Ran into something today that I can't seem to find much information on. I've got a single light forwarder instance that has stopped forwarding data. Checking metrics.log shows the following queueus are blocked:
07-06-2012 09:24:23.412 -0500 INFO Metrics - group=queue, name=aggqueue, blocked=true, max_size_kb=1024, current_size_kb=1023, current_size=2635, largest_size=2635, smallest_size=2635
07-06-2012 09:24:23.412 -0500 INFO Metrics - group=queue, name=indexqueue, blocked=true, max_size_kb=500, current_size_kb=499, current_size=1283, largest_size=1283, smallest_size=1283
07-06-2012 09:24:23.412 -0500 INFO Metrics - group=queue, name=typingqueue, blocked=true, max_size_kb=500, current_size_kb=499, current_size=1235, largest_size=1235, smallest_size=1235
I have several other identical forwarders that are not seeing these issues, and the indexer is showing no signs of strain. There aren't any connectivity issues between the forwarder and the indexer, nor any recent config changes. All the info I've found here regarding queue blockages at the indexer, so I get the impression this isn't a common issue.
Any ideas on what to look for here? I'm at a loss as to why this particular instance is failing.
Thanks!
I solved this by uninstalling and reinstalling the light forwarder. This didn't really shed any light on what the issue was, but it is functional now.

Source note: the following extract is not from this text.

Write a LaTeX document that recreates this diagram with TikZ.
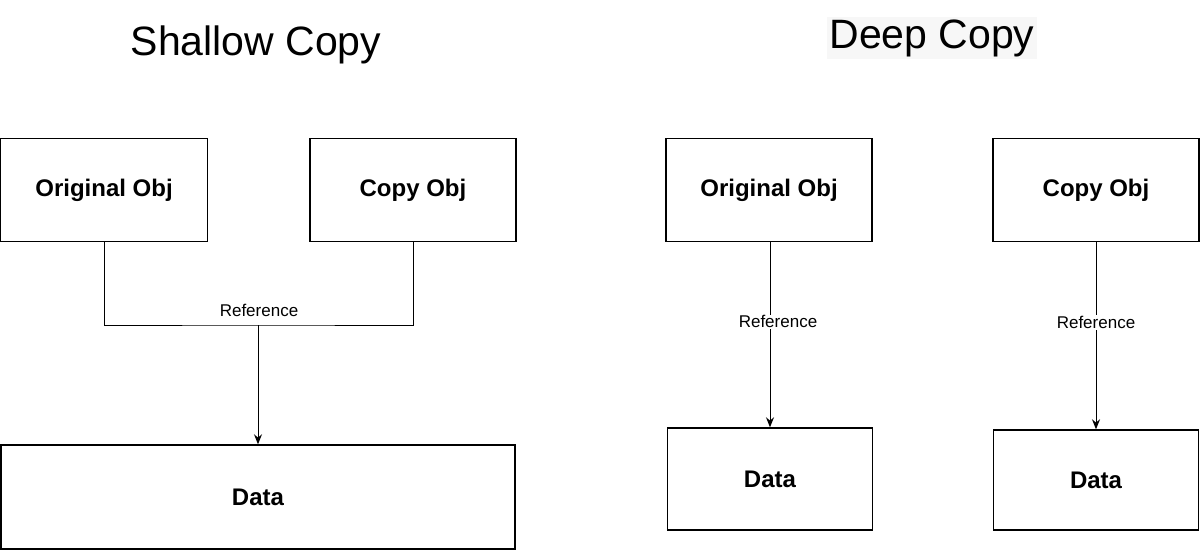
\documentclass[tikz,border=0pt]{standalone}
\usepackage{fontspec}
\setmainfont{Liberation Sans}
\usetikzlibrary{arrows.meta}
\begin{document}
\begin{tikzpicture}[x=1pt,y=-1pt,
  box/.style={draw,line width=1.4pt,font=\fontsize{24}{28}\selectfont\bfseries},
  conn/.style={line width=1pt},
  arr/.style={conn,-{Stealth[length=10pt,width=8pt]}},
  lbl/.style={fill=white,inner sep=1pt,font=\fontsize{17}{20}\selectfont},
  ttl/.style={font=\fontsize{41}{46}\selectfont}]
\useasboundingbox (0,0) rectangle (1200,550);
\node[ttl] (t1) at (256,45) {Shallow Copy};
\node[ttl,fill=black!3,inner sep=2pt] (t2) at (932,38) {Deep Copy};
% shallow
\node[box,minimum width=207pt,minimum height=103pt] (so) at (104,190) {Original Obj};
\node[box,minimum width=206pt,minimum height=103pt] (sc) at (413,190) {Copy Obj};
\node[box,minimum width=514pt,minimum height=104pt] (sd) at (258,497) {Data};
\coordinate (j) at (258,325);
\draw[conn] (so.south) |- (j) -| (sc.south);
\draw[arr] (j) -- (sd.north);
\node[font=\fontsize{17}{20}\selectfont] (sl) at (259,310) {Reference};
% deep
\node[box,minimum width=206pt,minimum height=103pt] (do) at (769,190) {Original Obj};
\node[box,minimum width=206pt,minimum height=103pt] (dc) at (1096,190) {Copy Obj};
\node[box,minimum width=205pt,minimum height=102pt] (dd1) at (770,479) {Data};
\node[box,minimum width=205pt,minimum height=100pt] (dd2) at (1096,480) {Data};
\draw[arr] (do.south -| dd1.north) -- node[lbl,pos=0.43,xshift=8pt] {Reference} (dd1.north);
\draw[arr] (dc.south) -- node[lbl,pos=0.43] {Reference} (dd2.north);
\end{tikzpicture}
\end{document}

I solved this by uninstalling and reinstalling the light forwarder. This didn't really shed any light on what the issue was, but it is functional now.
I might start by checking the thruput
settings for that forwarder. Light and Universal forwarders have a bandwidth throttle between them and the indexers. The relevant setting is in limits.conf.
http://docs.splunk.com/Documentation/Splunk/latest/Admin/Limitsconf
Doesn't look like that's the issue. That appears to limit the rate of event processing on the indexer side of things. Even if it could be a cause, it's defaulted to no limit.